Advancing Africa's Economic Sovereignty: The Case for a Common Currency
In the vast and diverse continent of Africa, one glaring obstacle hampers economic progress and hinders true sovereignty: the absence of a common currency. While many regions of the world have embraced regional currencies to facilitate trade and foster economic integration, Africa remains fragmented, reliant on foreign currencies such as the US dollar or the euro for international transactions. This dependency not only undermines Africa's economic autonomy but also perpetuates a cycle of unequal trade relations and vulnerability to external shocks.
It is high time for African leaders to reignite the conversation on establishing a common currency that can unlock the continent's economic potential and pave the way for greater self-reliance. The current reliance on foreign currencies not only complicates trade but also exposes African economies to the whims of global financial markets, leaving them vulnerable to fluctuations beyond their control. Moreover, the use of external currencies incurs unnecessary transaction costs and inhibits the development of robust domestic financial markets.
The vision of a common African currency is not a new one. In the past, African leaders have recognized the need for greater economic integration and attempted to establish regional monetary unions. However, these efforts have often been fraught with challenges and met with limited success. The tragic fate of leaders like Muammar Gaddafi, who advocated for a pan-african currency backed by gold, serves as a stark reminder of the political and geopolitical complexities surrounding such initiatives.
But despite past setbacks, the imperative for a common African currency remains as strong as ever. By unifying their currencies, African countries can streamline trade, reduce transaction costs, and foster greater economic cooperation within the continent. A common currency would also enhance Africa's bargaining power on the global stage, enabling it to negotiate trade deals from a position of strength and assert its economic sovereignty.
Of course, the path to establishing a common African currency will not be easy, and challenges abound. Differences in economic structures, fiscal policies, and levels of development among African nations pose significant hurdles to integration. Moreover, concerns about national sovereignty and loss of control over monetary policy may deter some countries from fully embracing the idea. However, these challenges should not deter African leaders from pursuing this ambitious goal. Instead, they should view the establishment of a common currency as a long-term strategic objective that requires patience, cooperation, and visionary leadership. Building consensus among African nations, addressing concerns about sovereignty, and fostering economic convergence through targeted policies and reforms are essential steps towards realizing this vision.

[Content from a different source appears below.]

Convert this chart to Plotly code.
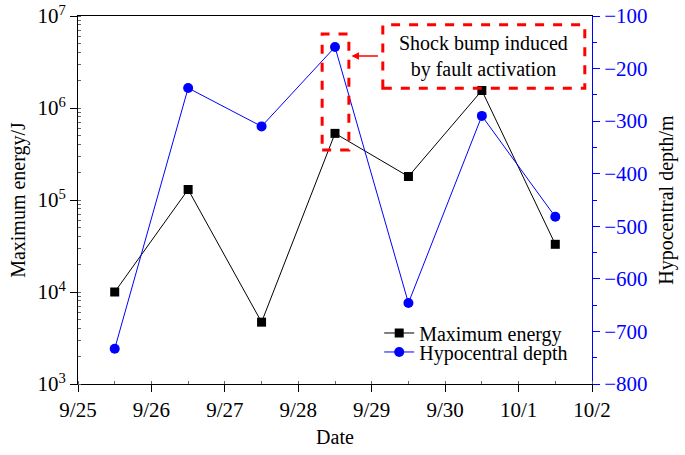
import plotly.graph_objects as go

dates = ["2020-09-25 12:00", "2020-09-26 12:00", "2020-09-27 12:00", "2020-09-28 12:00",
         "2020-09-29 12:00", "2020-09-30 12:00", "2020-10-01 12:00"]
max_energy = [1.0e4, 1.3e5, 4.7e3, 5.3e5, 1.8e5, 1.55e6, 3.3e4]
hypo_depth = [-733, -237, -310, -159, -646, -290, -482]
energy_ticks = [1e3, 1e4, 1e5, 1e6, 1e7]
energy_ticktext = ["10<sup>3</sup>", "10<sup>4</sup>", "10<sup>5</sup>", "10<sup>6</sup>", "10<sup>7</sup>"]

FONT = "Liberation Serif"
BLUE = "#0000ff"
RED = "#ff0000"

fig = go.Figure()
fig.add_trace(go.Scatter(x=dates, y=max_energy, name="Maximum energy", mode="lines+markers",
                         line=dict(color="black", width=1), legend="legend",
                         marker=dict(symbol="square", size=9, color="black")))
fig.add_trace(go.Scatter(x=dates, y=hypo_depth, name="Hypocentral depth", mode="lines+markers",
                         yaxis="y2", line=dict(color=BLUE, width=1), legend="legend2",
                         marker=dict(symbol="circle", size=10, color=BLUE)))

fig.update_layout(
    width=685, height=455,
    margin=dict(l=78, r=93, t=16, b=71),
    plot_bgcolor="white", paper_bgcolor="white",
    font=dict(family=FONT, size=20, color="black"),
    showlegend=True,
    legend=dict(x=0.586, y=0.1386, xanchor="left", yanchor="middle", bgcolor="rgba(0,0,0,0)",
                font=dict(size=20)),
    legend2=dict(x=0.586, y=0.087, xanchor="left", yanchor="middle", bgcolor="rgba(0,0,0,0)",
                 font=dict(size=20)),
    xaxis=dict(
        type="date", range=["2020-09-25", "2020-10-02"], automargin=False,
        dtick=86400000, tick0="2020-09-25", tickformat="%-m/%-d",
        showgrid=False, showline=True, linecolor="black", linewidth=1, mirror=True,
        ticks="outside", ticklen=7, tickcolor="black",
        minor=dict(dtick=43200000, ticks="inside", ticklen=3, tickcolor="#666666"),
        title=dict(text="Date", font=dict(size=20), standoff=8),
        tickfont=dict(size=21), zeroline=False,
    ),
    yaxis=dict(
        type="log", range=[3, 7], tickvals=energy_ticks, ticktext=energy_ticktext, automargin=False,
        showgrid=False, showline=True, linecolor="black", linewidth=1,
        ticks="outside", ticklen=7, tickcolor="black",
        minor=dict(ticks="inside", ticklen=3, tickcolor="#666666", dtick="D1"),
        title=dict(text="Maximum energy/J", font=dict(size=20), standoff=6),
        tickfont=dict(size=21), zeroline=False,
    ),
    yaxis2=dict(
        overlaying="y", side="right", range=[-800, -100], dtick=100, automargin=False,
        showgrid=False, showline=True, linecolor=BLUE, linewidth=1,
        ticks="outside", ticklen=7, tickcolor=BLUE,
        minor=dict(dtick=50, ticks="outside", ticklen=4, tickcolor=BLUE),
        tickfont=dict(size=21, color=BLUE),
        title=dict(text="Hypocentral depth/m", font=dict(size=20, color="black"), standoff=12),
        zeroline=False,
    ),
)

# highlight box around the fault-activation event
fig.add_shape(type="rect", xref="paper", yref="paper", x0=0.475, x1=0.527, y0=0.636, y1=0.951,
              line=dict(color=RED, width=3, dash="dash"))
# text box
fig.add_shape(type="rect", xref="paper", yref="paper", x0=0.593, x1=0.986, y0=0.804, y1=0.976,
              line=dict(color=RED, width=3, dash="dash"))
fig.add_annotation(xref="paper", yref="paper", x=0.7895, y=0.89, xanchor="center", yanchor="middle",
                   text="Shock bump induced<br>by fault activation",
                   showarrow=False, font=dict(family=FONT, size=20, color="black"), align="center")
fig.add_annotation(xref="paper", yref="paper", x=0.532, y=0.891, ax=28, ay=0,
                   text="", showarrow=True,
                   arrowhead=2, arrowsize=1, arrowwidth=1.5, arrowcolor=RED)

fig.write_html("out.html", config={"displayModeBar": False},
               post_script="document.body.style.margin='0';document.body.style.padding='0';")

Africa stands at a critical juncture in its quest for economic emancipation and selfdetermination. The adoption of a common currency represents a bold and visionary step towards realizing the continent's full potential and asserting its rightful place in the global economy. It is time for African leaders to set aside their differences, seize the opportunity for unity, and pave the way for a future where Africa's currency is a symbol of its economic sovereignty and collective strength.